Advertorial
Intisari-Online.com - "Jika seseorang mengatakan dia tidak takut mati, dia berbohong atau dia merupakan seorang Gurkha."
Salah satu dari pasukan Gurkha yang melegenda yakni Lachhiman Gurung.
Dia lahir pada 30 Desember 1917, di desa Dakhani, Distrik Tahani, Nepal.
Gurung sangat miskin dan karena kekurangan gizi, tingginya hanya 140 cm.
Gurung telah berulang kali mencoba bergabung dengan Angkatan Darat India Britania.
Namun karena perawakannya yang pendek, bahkan dia tak lolos oleh standar Nepal.
Ketika Perang Dunia II berlangsung, Inggris membutuhkan semua orang, sehingga Gurung yang saat itu berusia 23 tahun akhirnya bergabung dengan Angkatan Darat India Britania pada bulan Desember 1940.
Apa yang kurang dari Gurung hanyalah tubuhnya yang pendek, selebihnya dia memiliki kekuatan dan keberanian yan luar biasa.
Dia kemudian ditempatkan sebagai pemegang senjata pada Batalion 4, Gurkha Riffles ke-8.
Pada akhir April 1945, batalionnya menyeberangi Sungai Irrawaddy ke Burma (sekarang Myanmar) dengan Brigade Infanteri India ke- 89 dari Divisi Infanteri India ke- 7 .
Misi mereka adalah menyerang Jepang di utara Jalan Prome-Taungup.
Atas serangan itu, pasukan Jepang pun terkejut dan pada 9 Mei mundur ke desa Taungdaw di Burma barat laut.

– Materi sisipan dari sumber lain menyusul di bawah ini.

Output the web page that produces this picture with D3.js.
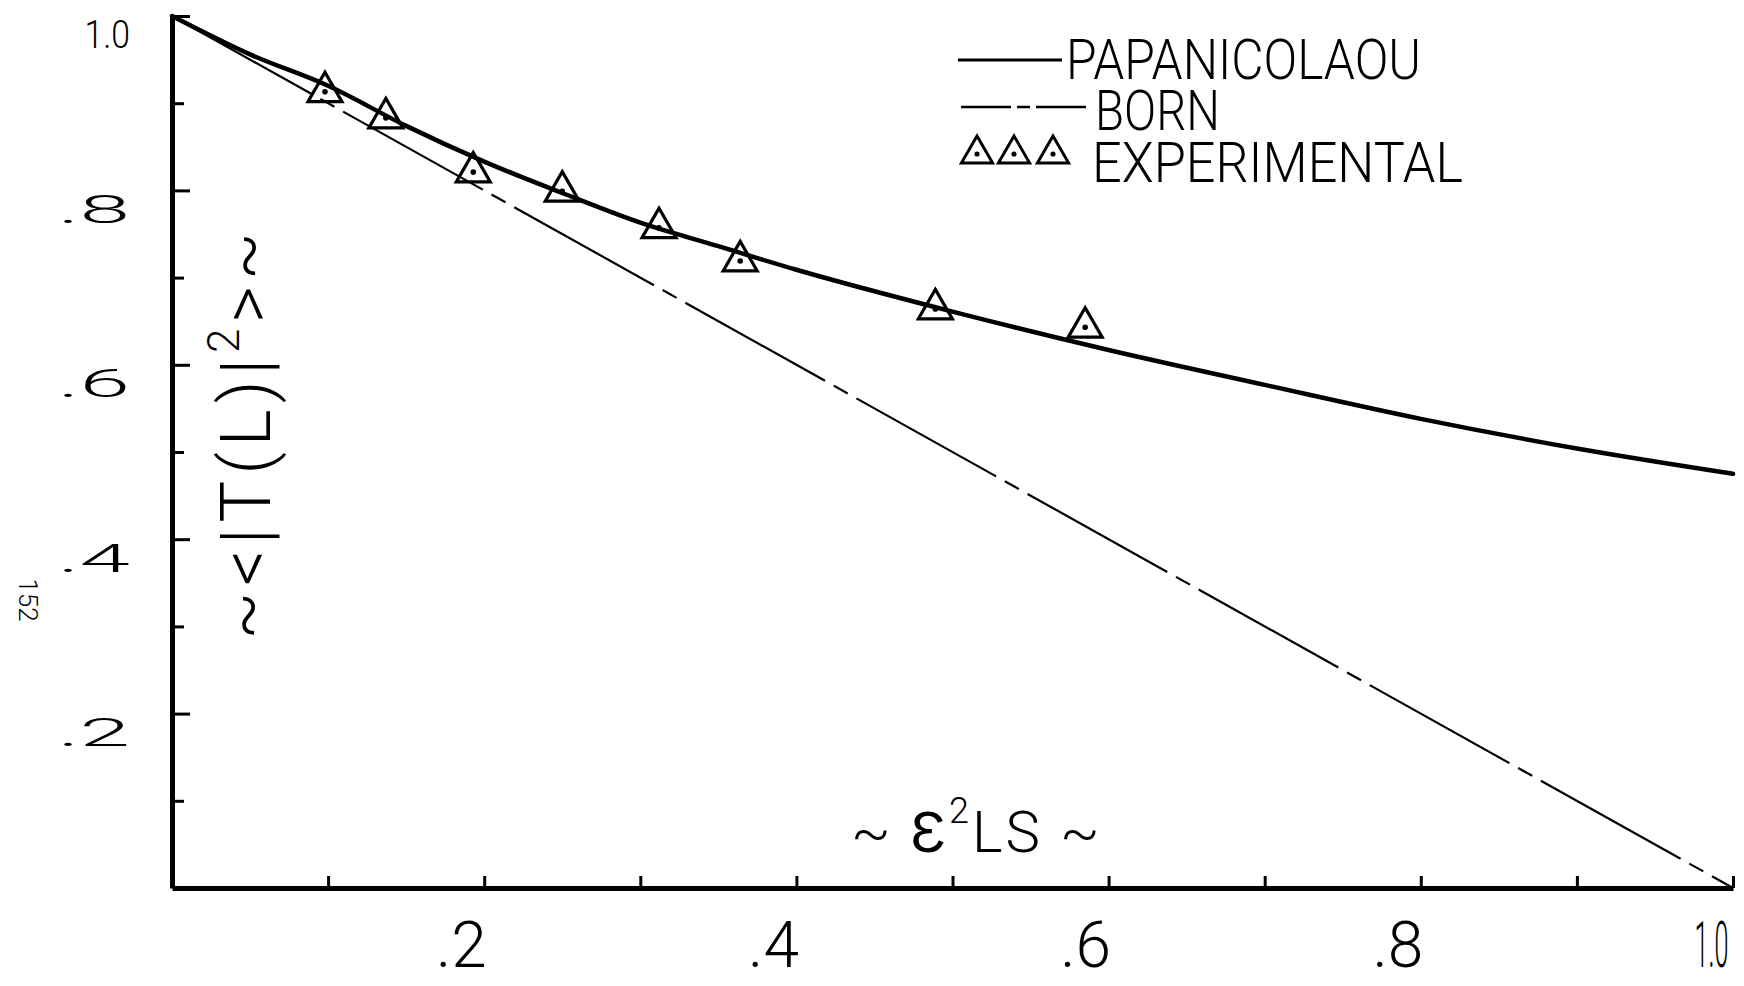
<!DOCTYPE html>
<html>
<head>
<meta charset="utf-8">
<title>Transmission vs epsilon^2 LS</title>
<script src="https://cdn.jsdelivr.net/npm/d3@7"></script>
<style>
  html, body { margin: 0; padding: 0; background: #fff; }
  svg { display: block; background: #fff; }
  text { font-family: Roboto, "Liberation Sans", "DejaVu Sans", sans-serif; font-weight: 300; fill: #000; }
</style>
</head>
<body>
<div id="chart"></div>
<script>

// Papanicolaou theory curve
const pap_x = [0, 0.05, 0.1, 0.15, 0.2, 0.25, 0.3, 0.35, 0.4, 0.5, 0.6, 0.7, 0.8, 0.9, 1.0];
const pap_y = [1.0, 0.956, 0.92, 0.874, 0.833, 0.797, 0.763, 0.736, 0.709, 0.661, 0.617, 0.577, 0.538, 0.504, 0.475];

// Born approximation
const born_x = [0, 1.0];
const born_y = [1.0, 0];

// experimental points
const exp_x = [0.098, 0.137, 0.193, 0.250, 0.312, 0.364, 0.489, 0.585];
const exp_y = [0.913, 0.883, 0.821, 0.799, 0.757, 0.719, 0.664, 0.643];

// axes
const tick_values = [0.1, 0.2, 0.3, 0.4, 0.5, 0.6, 0.7, 0.8, 0.9, 1.0];
const x_label_values = [0.2, 0.4, 0.6, 0.8, 1.0];
const x_tick_labels = [".2", ".4", ".6", ".8", "1.0"];
const y_label_values = [1.0, 0.8, 0.6, 0.4, 0.2];
const y_tick_labels = ["1.0", ".8", ".6", ".4", ".2"];

const series_names = ["PAPANICOLAOU", "BORN", "EXPERIMENTAL"];


const width = 1744;
const height = 986;
const margin = {"top": 16, "right": 11, "bottom": 98, "left": 172};

const svg = d3.select("#chart")
  .append("svg")
  .attr("width", width)
  .attr("height", height)
  .attr("viewBox", [0, 0, width, height]);

const x = d3.scaleLinear()
  .domain([0, 1])
  .range([margin.left, width - margin.right]);

const y = d3.scaleLinear()
  .domain([0, 1])
  .range([height - margin.bottom, margin.top]);

function label_for(values, labels) {
  return d => {
    const i = values.findIndex(v => Math.abs(v - d) < 1e-9);
    return i < 0 ? "" : labels[i];
  };
}

// x axis, ticks point inwards
svg.append("g")
  .attr("transform", `translate(0,${height - margin.bottom})`)
  .call(d3.axisBottom(x)
    .tickValues(tick_values)
    .tickSize(-12)
    .tickSizeOuter(0)
    .tickPadding(34)
    .tickFormat(label_for(x_label_values, x_tick_labels)))
  .call(g => g.attr("font-family", null).attr("font-size", 64))
  .call(g => g.select(".domain").attr("stroke-width", 5))
  .call(g => g.selectAll(".tick line").attr("stroke-width", 3))
  .call(g => g.selectAll(".tick text")
    .attr("text-anchor", "end")
    .attr("x", 2)
    .filter(d => label_for(x_label_values, x_tick_labels)(d) === "1.0")
    .attr("x", -5)
    .attr("textLength", 34)
    .attr("lengthAdjust", "spacingAndGlyphs"));

// y axis, labels squat and sitting a little below their ticks
svg.append("g")
  .attr("transform", `translate(${margin.left},0)`)
  .call(d3.axisLeft(y)
    .tickValues(tick_values)
    .tickSize(-12)
    .tickSizeOuter(0)
    .tickFormat(label_for(y_label_values, y_tick_labels)))
  .call(g => g.attr("font-family", null).attr("font-size", 70))
  .call(g => g.select(".domain").attr("stroke-width", 5))
  .call(g => g.selectAll(".tick line")
    .attr("stroke-width", 3)
    .attr("x2", d => y_label_values.some(v => Math.abs(v - d) < 1e-9) ? 18 : 12))
  .call(g => g.selectAll(".tick text")
    .attr("x", 0)
    .attr("dy", "0.36em")
    .attr("font-weight", 400)
    .attr("transform", "translate(-42,18) scale(1.3,0.55)")
    .filter(d => label_for(y_label_values, y_tick_labels)(d) === "1.0")
    .attr("textLength", 35)
    .attr("lengthAdjust", "spacingAndGlyphs"));

// curves
const line = d3.line()
  .x(d => x(d[0]))
  .y(d => y(d[1]));

svg.append("path")
  .datum(d3.zip(born_x, born_y))
  .attr("d", line)
  .attr("fill", "none")
  .attr("stroke", "#000")
  .attr("stroke-width", 2.2)
  .attr("stroke-dasharray", "160 10 16 10");

svg.append("path")
  .datum(d3.zip(pap_x, pap_y))
  .attr("d", line.curve(d3.curveMonotoneX))
  .attr("fill", "none")
  .attr("stroke", "#000")
  .attr("stroke-width", 4.5)
  .attr("stroke-linecap", "round")
  .attr("stroke-linejoin", "round");

// experimental triangles with a dot in the middle
const triangle = d3.symbol(d3.symbolTriangle, 500);

function draw_marker(g) {
  g.append("path")
    .attr("d", triangle)
    .attr("fill", "none")
    .attr("stroke", "#000")
    .attr("stroke-width", 3.2)
    .attr("stroke-linejoin", "miter");
  g.append("circle")
    .attr("r", 2.8)
    .attr("fill", "#000");
}

svg.append("g")
  .selectAll("g")
  .data(d3.zip(exp_x, exp_y))
  .join("g")
    .attr("transform", d => `translate(${x(d[0])},${y(d[1])})`)
    .each(function() { draw_marker(d3.select(this)); });

// legend
const legend = svg.append("g");

legend.append("line")
  .attr("x1", 958).attr("x2", 1062)
  .attr("y1", 60).attr("y2", 60)
  .attr("stroke", "#000")
  .attr("stroke-width", 3);

legend.append("line")
  .attr("x1", 961).attr("x2", 1090)
  .attr("y1", 107).attr("y2", 107)
  .attr("stroke", "#000")
  .attr("stroke-width", 2.5)
  .attr("stroke-dasharray", "50 6 13 6");

legend.selectAll("g.mk")
  .data([977, 1014, 1053])
  .join("g")
    .attr("class", "mk")
    .attr("transform", d => `translate(${d},154) scale(0.92)`)
    .each(function() { draw_marker(d3.select(this)); });

legend.selectAll("text")
  .data(series_names)
  .join("text")
    .attr("x", (d, i) => [1066, 1095, 1092][i])
    .attr("y", (d, i) => [79, 130, 182][i])
    .attr("font-size", 56)
    .attr("textLength", (d, i) => [355, 125, 371][i])
    .attr("lengthAdjust", "spacingAndGlyphs")
    .text(d => d);

// axis titles
const y_title = svg.append("text")
  .attr("transform", "translate(270,433) rotate(-90)")
  .attr("text-anchor", "middle")
  .attr("font-size", 70)
  .attr("letter-spacing", 6);
y_title.append("tspan").text("~<|T(L)|");
y_title.append("tspan").attr("font-size", 44).attr("dy", "-0.7em").text("2");
y_title.append("tspan").attr("dy", "0.45em").text(">~");

const x_title = svg.append("text")
  .attr("x", 851)
  .attr("y", 852)
  .attr("font-size", 58)
  .attr("letter-spacing", 3);
x_title.append("tspan").text("~ Ɛ");
x_title.append("tspan").attr("font-size", 36).attr("dy", "-0.8em").text("2");
x_title.append("tspan").attr("dy", "0.5em").text("LS ~");

// page number in the margin
svg.append("text")
  .attr("transform", "translate(19,600) rotate(90)")
  .attr("text-anchor", "middle")
  .attr("font-size", 26)
  .attr("font-weight", 700)
  .text("152");

</script>
</body>
</html>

Pada larut malam tanggal 21 Mei, pasukan Gurkha tertidur, kecuali Gurung yang sedang tugas berjaga.
Sementara itu, kelompok Gurung berada di parit yang paling jauh dari desa ketika serangan datang.
Setidaknya 200 tentara Jepang berusaha untuk mencapai Taungdaw.

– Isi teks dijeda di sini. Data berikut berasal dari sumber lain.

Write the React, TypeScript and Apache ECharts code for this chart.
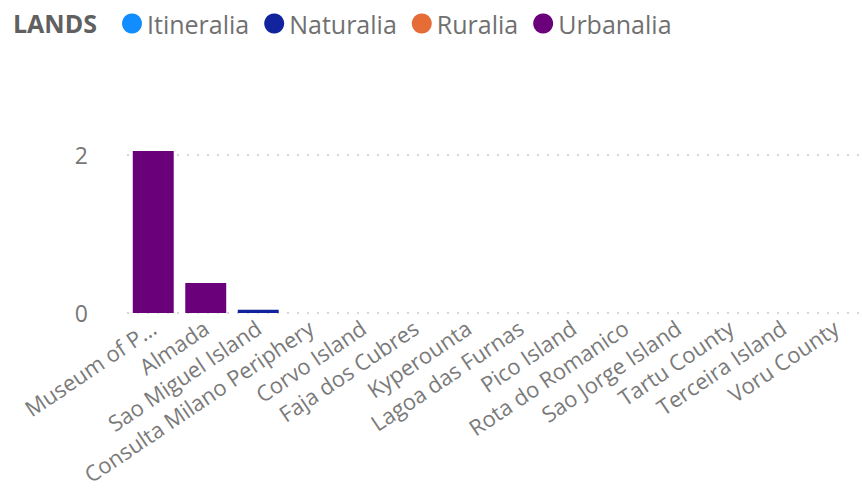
import React, { useEffect, useRef } from "react";
import * as echarts from "echarts";

const categories = [
  "Museum of P...",
  "Almada",
  "Sao Miguel Island",
  "Consulta Milano Periphery",
  "Corvo Island",
  "Faja dos Cubres",
  "Kyperounta",
  "Lagoa das Furnas",
  "Pico Island",
  "Rota do Romanico",
  "Sao Jorge Island",
  "Tartu County",
  "Terceira Island",
  "Voru County",
];

const seriesNames = ["Itineralia", "Naturalia", "Ruralia", "Urbanalia"];
const itineralia = [0, 0, 0, 0, 0, 0, 0, 0, 0, 0, 0, 0, 0, 0];
const naturalia = [0, 0, 0.04, 0, 0, 0, 0, 0, 0, 0, 0, 0, 0, 0];
const ruralia = [0, 0, 0, 0, 0, 0, 0, 0, 0, 0, 0, 0, 0, 0];
const urbanalia = [2.05, 0.38, 0, 0, 0, 0, 0, 0, 0, 0, 0, 0, 0, 0];
const colors = ["#118DFF", "#12239E", "#E66C37", "#6B007B"];
const yTicks = [0, 2];

const FONT = "'Open Sans', 'Noto Sans', sans-serif";

export default function App() {
  const ref = useRef<HTMLDivElement>(null);
  useEffect(() => {
    if (!ref.current) return;
    const chart = echarts.init(ref.current, undefined, { renderer: "svg" });
    const data = [itineralia, naturalia, ruralia, urbanalia];
    chart.setOption({
      animation: false,
      textStyle: { fontFamily: FONT },
      title: {
        text: "LANDS",
        left: 8,
        top: 5,
        textStyle: { fontFamily: FONT, fontSize: 25, fontWeight: "bold", color: "#606060" },
      },
      legend: {
        data: seriesNames,
        left: 117,
        top: 6,
        icon: "circle",
        itemWidth: 20,
        itemHeight: 20,
        itemGap: 15,
        textStyle: { fontFamily: FONT, fontSize: 25, color: "#707070" },
      },
      grid: {
        left: 127,
        right: 0,
        top: 155,
        height: 158,
        containLabel: false,
        outerBoundsMode: "none",
      },
      xAxis: {
        type: "category",
        data: categories,
        axisLine: { show: false },
        axisTick: { show: false },
        axisLabel: {
          interval: 0,
          rotate: 34,
          fontSize: 22,
          color: "#7a7a7a",
          fontFamily: FONT,
          margin: 12,
        },
      },
      yAxis: {
        type: "value",
        min: yTicks[0],
        max: yTicks[yTicks.length - 1],
        interval: 2,
        axisLine: { show: false },
        axisTick: { show: false },
        axisLabel: { fontSize: 23, color: "#777", margin: 39, fontFamily: FONT },
        splitLine: { lineStyle: { type: [2, 8], color: "#ccc", width: 1.5 } },
      },
      series: seriesNames.map((name, i) => ({
        name,
        type: "bar",
        stack: "total",
        data: data[i],
        clip: false,
        barCategoryGap: "22%",
        itemStyle: { color: colors[i] },
      })),
    });
    return () => chart.dispose();
  }, []);
  return (
    <div
      ref={ref}
      style={{ position: "fixed", left: 0, top: 0, width: 862, height: 491, background: "#fff" }}
    />
  );
}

Untuk mencapai area itu, mereka harus melewati Gurung.
Sebuah granat pun mendarat di tepi paritnya.
Gurung melompat, meraihnya, dan melemparnya kembali sehingga meledak di tempat musuh dengan meuaskan.
Sedetik mendarat di parit beberapa inci jauhnya dari kakinya.
Gurung melempar balik granat yang lainnya, namun granat yang ketiga meledak di tangan Gurung.
Tangan kanannya hancur, dan lengannya hancur dan membuat rekan-rekannya terluka parah.
Bahkan membuatnya setengah buta dengan mulut berdarah hebat, Gurung berteriak “Jai Mahakali! Ayo Gorkhali!”
Hanya ada Gurung yang tersisa, dia pun mengisi senapannya dengan tangan kiri.
Itu bukan bukan tugas yang mudah karena senapan bolt-action standarnya dirancang untuk penggunaan tangan kanan.
Meskipun luka-luka, Gurung mengeluarkan tembak jarak dekat setiap kali Jepang menyerang.
Dia mengulangi proses itu selama empat jam, hingga akhirnya pasukan Gurkha yang lain datang menyelamatkan mereka.
Di sana ada sekitar 87 mayat pasukan Jepang di sekitar parit.
Tiga puluh satu dari mereka berbaring tepat di depan tempat yang diduduki oleh Gurung.
Dokter kemudian mengobati Gurung, namun tidak bisa menyembuhkan tangan dan mata kirinya.
Gurung terus melayani Gurkha sampai 1947 ketika mereka dipindahkan ke Angkatan Darat India yang baru merdeka.
Dia akhirnya menetap di Inggris di mana dia meninggal pada tahun 2010.